■ EXERCISE DESCRIPTION ■
Give the data again exactly as written, skipping any pictures.

■ SUPPLIED MATERIAL ■
* * * *

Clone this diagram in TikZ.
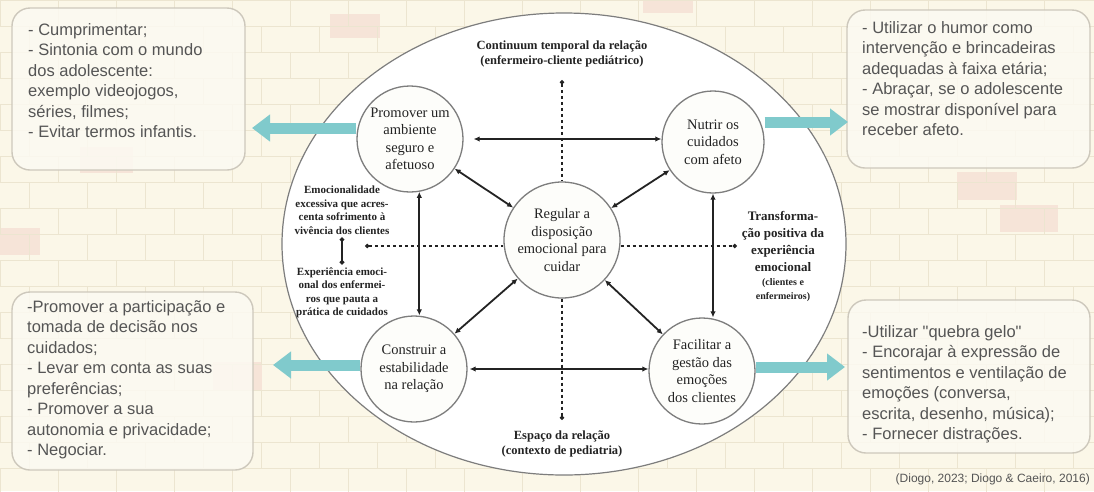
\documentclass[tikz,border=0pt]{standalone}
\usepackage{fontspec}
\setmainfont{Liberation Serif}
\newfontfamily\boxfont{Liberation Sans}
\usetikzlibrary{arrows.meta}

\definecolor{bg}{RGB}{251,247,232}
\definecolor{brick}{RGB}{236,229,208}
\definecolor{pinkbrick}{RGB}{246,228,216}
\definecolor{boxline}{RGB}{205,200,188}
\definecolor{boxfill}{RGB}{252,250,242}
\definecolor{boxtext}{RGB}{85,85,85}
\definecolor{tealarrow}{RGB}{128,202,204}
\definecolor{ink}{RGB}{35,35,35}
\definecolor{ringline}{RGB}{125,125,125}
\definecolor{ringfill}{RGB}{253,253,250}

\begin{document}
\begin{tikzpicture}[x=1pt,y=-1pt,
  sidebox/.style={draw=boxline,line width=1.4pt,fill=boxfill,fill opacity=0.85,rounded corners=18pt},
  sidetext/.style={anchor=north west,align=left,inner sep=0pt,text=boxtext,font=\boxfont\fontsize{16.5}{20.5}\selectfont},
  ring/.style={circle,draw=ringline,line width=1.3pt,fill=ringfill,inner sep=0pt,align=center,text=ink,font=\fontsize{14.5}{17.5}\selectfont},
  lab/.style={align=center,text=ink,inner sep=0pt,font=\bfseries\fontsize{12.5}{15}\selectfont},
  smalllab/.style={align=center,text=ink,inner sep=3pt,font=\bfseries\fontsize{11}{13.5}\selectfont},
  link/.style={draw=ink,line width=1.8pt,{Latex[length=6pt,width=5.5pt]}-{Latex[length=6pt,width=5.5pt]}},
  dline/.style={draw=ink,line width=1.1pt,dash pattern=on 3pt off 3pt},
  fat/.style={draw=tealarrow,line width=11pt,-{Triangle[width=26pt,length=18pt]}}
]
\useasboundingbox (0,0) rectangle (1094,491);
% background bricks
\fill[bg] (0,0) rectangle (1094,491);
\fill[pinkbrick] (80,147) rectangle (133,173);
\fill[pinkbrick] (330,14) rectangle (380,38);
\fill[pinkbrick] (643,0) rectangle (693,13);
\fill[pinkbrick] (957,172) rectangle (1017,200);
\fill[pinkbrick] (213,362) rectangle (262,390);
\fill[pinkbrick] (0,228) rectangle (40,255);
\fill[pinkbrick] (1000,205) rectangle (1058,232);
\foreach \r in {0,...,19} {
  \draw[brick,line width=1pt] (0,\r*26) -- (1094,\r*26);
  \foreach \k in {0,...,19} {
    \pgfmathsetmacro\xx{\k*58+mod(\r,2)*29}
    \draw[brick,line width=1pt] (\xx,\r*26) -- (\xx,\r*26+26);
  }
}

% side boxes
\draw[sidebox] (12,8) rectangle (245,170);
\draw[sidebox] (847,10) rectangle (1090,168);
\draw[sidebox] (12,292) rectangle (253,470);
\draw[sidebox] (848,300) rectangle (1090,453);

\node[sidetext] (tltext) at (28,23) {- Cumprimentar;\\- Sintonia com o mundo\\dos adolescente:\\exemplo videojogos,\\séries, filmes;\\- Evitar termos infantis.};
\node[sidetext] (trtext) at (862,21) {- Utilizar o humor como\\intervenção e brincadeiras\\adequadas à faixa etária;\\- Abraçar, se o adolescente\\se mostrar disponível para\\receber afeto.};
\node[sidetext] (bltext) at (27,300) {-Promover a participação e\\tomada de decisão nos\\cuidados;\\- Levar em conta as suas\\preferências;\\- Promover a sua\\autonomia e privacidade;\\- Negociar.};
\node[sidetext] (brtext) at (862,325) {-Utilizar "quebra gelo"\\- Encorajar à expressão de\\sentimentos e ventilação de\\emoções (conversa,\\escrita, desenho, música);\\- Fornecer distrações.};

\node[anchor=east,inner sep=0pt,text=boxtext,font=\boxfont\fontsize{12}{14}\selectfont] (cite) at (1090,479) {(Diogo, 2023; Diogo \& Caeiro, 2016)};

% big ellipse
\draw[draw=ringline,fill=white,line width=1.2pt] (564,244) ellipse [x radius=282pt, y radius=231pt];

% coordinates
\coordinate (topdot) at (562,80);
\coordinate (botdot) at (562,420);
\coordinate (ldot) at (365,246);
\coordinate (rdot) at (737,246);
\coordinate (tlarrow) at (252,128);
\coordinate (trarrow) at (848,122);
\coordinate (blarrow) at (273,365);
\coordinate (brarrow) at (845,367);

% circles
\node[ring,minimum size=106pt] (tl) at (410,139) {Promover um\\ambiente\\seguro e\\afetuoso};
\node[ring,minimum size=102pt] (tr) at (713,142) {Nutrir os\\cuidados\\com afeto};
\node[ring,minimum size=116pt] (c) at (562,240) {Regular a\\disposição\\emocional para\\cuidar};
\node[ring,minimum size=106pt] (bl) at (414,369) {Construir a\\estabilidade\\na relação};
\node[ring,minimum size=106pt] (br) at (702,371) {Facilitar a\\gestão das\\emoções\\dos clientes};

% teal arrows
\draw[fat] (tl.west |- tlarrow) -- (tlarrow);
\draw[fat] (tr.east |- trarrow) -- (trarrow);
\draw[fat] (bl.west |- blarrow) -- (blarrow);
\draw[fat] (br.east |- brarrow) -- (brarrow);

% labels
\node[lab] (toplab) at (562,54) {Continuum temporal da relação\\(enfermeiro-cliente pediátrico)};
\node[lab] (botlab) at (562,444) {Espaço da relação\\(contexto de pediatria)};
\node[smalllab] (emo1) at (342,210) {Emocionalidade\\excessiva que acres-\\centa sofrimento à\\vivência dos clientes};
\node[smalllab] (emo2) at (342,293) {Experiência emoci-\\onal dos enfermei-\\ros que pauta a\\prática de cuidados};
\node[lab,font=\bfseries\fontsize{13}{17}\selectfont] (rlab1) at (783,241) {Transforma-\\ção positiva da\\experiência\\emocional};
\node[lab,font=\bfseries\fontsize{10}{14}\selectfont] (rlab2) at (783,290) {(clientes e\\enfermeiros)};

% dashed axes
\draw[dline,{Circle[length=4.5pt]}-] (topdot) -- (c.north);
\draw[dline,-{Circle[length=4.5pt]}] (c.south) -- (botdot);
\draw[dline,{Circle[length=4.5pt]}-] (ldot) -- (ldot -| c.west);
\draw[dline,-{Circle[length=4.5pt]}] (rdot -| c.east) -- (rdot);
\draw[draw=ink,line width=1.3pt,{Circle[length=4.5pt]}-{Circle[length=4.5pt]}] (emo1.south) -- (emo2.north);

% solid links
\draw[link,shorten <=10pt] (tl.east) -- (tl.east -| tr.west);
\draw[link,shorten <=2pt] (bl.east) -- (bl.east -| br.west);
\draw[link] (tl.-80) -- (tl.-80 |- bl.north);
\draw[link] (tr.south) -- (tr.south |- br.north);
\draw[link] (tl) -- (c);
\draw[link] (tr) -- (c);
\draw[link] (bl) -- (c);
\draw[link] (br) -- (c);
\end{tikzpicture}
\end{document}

* * * *

■ THE COMPLETED TASK ■
Clone this diagram in TikZ.
\documentclass[tikz,border=0pt]{standalone}
\usepackage{fontspec}
\setmainfont{Liberation Serif}
\newfontfamily\boxfont{Liberation Sans}
\usetikzlibrary{arrows.meta}

\definecolor{bg}{RGB}{251,247,232}
\definecolor{brick}{RGB}{236,229,208}
\definecolor{pinkbrick}{RGB}{246,228,216}
\definecolor{boxline}{RGB}{205,200,188}
\definecolor{boxfill}{RGB}{252,250,242}
\definecolor{boxtext}{RGB}{85,85,85}
\definecolor{tealarrow}{RGB}{128,202,204}
\definecolor{ink}{RGB}{35,35,35}
\definecolor{ringline}{RGB}{125,125,125}
\definecolor{ringfill}{RGB}{253,253,250}

\begin{document}
\begin{tikzpicture}[x=1pt,y=-1pt,
  sidebox/.style={draw=boxline,line width=1.4pt,fill=boxfill,fill opacity=0.85,rounded corners=18pt},
  sidetext/.style={anchor=north west,align=left,inner sep=0pt,text=boxtext,font=\boxfont\fontsize{16.5}{20.5}\selectfont},
  ring/.style={circle,draw=ringline,line width=1.3pt,fill=ringfill,inner sep=0pt,align=center,text=ink,font=\fontsize{14.5}{17.5}\selectfont},
  lab/.style={align=center,text=ink,inner sep=0pt,font=\bfseries\fontsize{12.5}{15}\selectfont},
  smalllab/.style={align=center,text=ink,inner sep=3pt,font=\bfseries\fontsize{11}{13.5}\selectfont},
  link/.style={draw=ink,line width=1.8pt,{Latex[length=6pt,width=5.5pt]}-{Latex[length=6pt,width=5.5pt]}},
  dline/.style={draw=ink,line width=1.1pt,dash pattern=on 3pt off 3pt},
  fat/.style={draw=tealarrow,line width=11pt,-{Triangle[width=26pt,length=18pt]}}
]
\useasboundingbox (0,0) rectangle (1094,491);
% background bricks
\fill[bg] (0,0) rectangle (1094,491);
\fill[pinkbrick] (80,147) rectangle (133,173);
\fill[pinkbrick] (330,14) rectangle (380,38);
\fill[pinkbrick] (643,0) rectangle (693,13);
\fill[pinkbrick] (957,172) rectangle (1017,200);
\fill[pinkbrick] (213,362) rectangle (262,390);
\fill[pinkbrick] (0,228) rectangle (40,255);
\fill[pinkbrick] (1000,205) rectangle (1058,232);
\foreach \r in {0,...,19} {
  \draw[brick,line width=1pt] (0,\r*26) -- (1094,\r*26);
  \foreach \k in {0,...,19} {
    \pgfmathsetmacro\xx{\k*58+mod(\r,2)*29}
    \draw[brick,line width=1pt] (\xx,\r*26) -- (\xx,\r*26+26);
  }
}

% side boxes
\draw[sidebox] (12,8) rectangle (245,170);
\draw[sidebox] (847,10) rectangle (1090,168);
\draw[sidebox] (12,292) rectangle (253,470);
\draw[sidebox] (848,300) rectangle (1090,453);

\node[sidetext] (tltext) at (28,23) {- Cumprimentar;\\- Sintonia com o mundo\\dos adolescente:\\exemplo videojogos,\\séries, filmes;\\- Evitar termos infantis.};
\node[sidetext] (trtext) at (862,21) {- Utilizar o humor como\\intervenção e brincadeiras\\adequadas à faixa etária;\\- Abraçar, se o adolescente\\se mostrar disponível para\\receber afeto.};
\node[sidetext] (bltext) at (27,300) {-Promover a participação e\\tomada de decisão nos\\cuidados;\\- Levar em conta as suas\\preferências;\\- Promover a sua\\autonomia e privacidade;\\- Negociar.};
\node[sidetext] (brtext) at (862,325) {-Utilizar "quebra gelo"\\- Encorajar à expressão de\\sentimentos e ventilação de\\emoções (conversa,\\escrita, desenho, música);\\- Fornecer distrações.};

\node[anchor=east,inner sep=0pt,text=boxtext,font=\boxfont\fontsize{12}{14}\selectfont] (cite) at (1090,479) {(Diogo, 2023; Diogo \& Caeiro, 2016)};

% big ellipse
\draw[draw=ringline,fill=white,line width=1.2pt] (564,244) ellipse [x radius=282pt, y radius=231pt];

% coordinates
\coordinate (topdot) at (562,80);
\coordinate (botdot) at (562,420);
\coordinate (ldot) at (365,246);
\coordinate (rdot) at (737,246);
\coordinate (tlarrow) at (252,128);
\coordinate (trarrow) at (848,122);
\coordinate (blarrow) at (273,365);
\coordinate (brarrow) at (845,367);

% circles
\node[ring,minimum size=106pt] (tl) at (410,139) {Promover um\\ambiente\\seguro e\\afetuoso};
\node[ring,minimum size=102pt] (tr) at (713,142) {Nutrir os\\cuidados\\com afeto};
\node[ring,minimum size=116pt] (c) at (562,240) {Regular a\\disposição\\emocional para\\cuidar};
\node[ring,minimum size=106pt] (bl) at (414,369) {Construir a\\estabilidade\\na relação};
\node[ring,minimum size=106pt] (br) at (702,371) {Facilitar a\\gestão das\\emoções\\dos clientes};

% teal arrows
\draw[fat] (tl.west |- tlarrow) -- (tlarrow);
\draw[fat] (tr.east |- trarrow) -- (trarrow);
\draw[fat] (bl.west |- blarrow) -- (blarrow);
\draw[fat] (br.east |- brarrow) -- (brarrow);

% labels
\node[lab] (toplab) at (562,54) {Continuum temporal da relação\\(enfermeiro-cliente pediátrico)};
\node[lab] (botlab) at (562,444) {Espaço da relação\\(contexto de pediatria)};
\node[smalllab] (emo1) at (342,210) {Emocionalidade\\excessiva que acres-\\centa sofrimento à\\vivência dos clientes};
\node[smalllab] (emo2) at (342,293) {Experiência emoci-\\onal dos enfermei-\\ros que pauta a\\prática de cuidados};
\node[lab,font=\bfseries\fontsize{13}{17}\selectfont] (rlab1) at (783,241) {Transforma-\\ção positiva da\\experiência\\emocional};
\node[lab,font=\bfseries\fontsize{10}{14}\selectfont] (rlab2) at (783,290) {(clientes e\\enfermeiros)};

% dashed axes
\draw[dline,{Circle[length=4.5pt]}-] (topdot) -- (c.north);
\draw[dline,-{Circle[length=4.5pt]}] (c.south) -- (botdot);
\draw[dline,{Circle[length=4.5pt]}-] (ldot) -- (ldot -| c.west);
\draw[dline,-{Circle[length=4.5pt]}] (rdot -| c.east) -- (rdot);
\draw[draw=ink,line width=1.3pt,{Circle[length=4.5pt]}-{Circle[length=4.5pt]}] (emo1.south) -- (emo2.north);

% solid links
\draw[link,shorten <=10pt] (tl.east) -- (tl.east -| tr.west);
\draw[link,shorten <=2pt] (bl.east) -- (bl.east -| br.west);
\draw[link] (tl.-80) -- (tl.-80 |- bl.north);
\draw[link] (tr.south) -- (tr.south |- br.north);
\draw[link] (tl) -- (c);
\draw[link] (tr) -- (c);
\draw[link] (bl) -- (c);
\draw[link] (br) -- (c);
\end{tikzpicture}
\end{document}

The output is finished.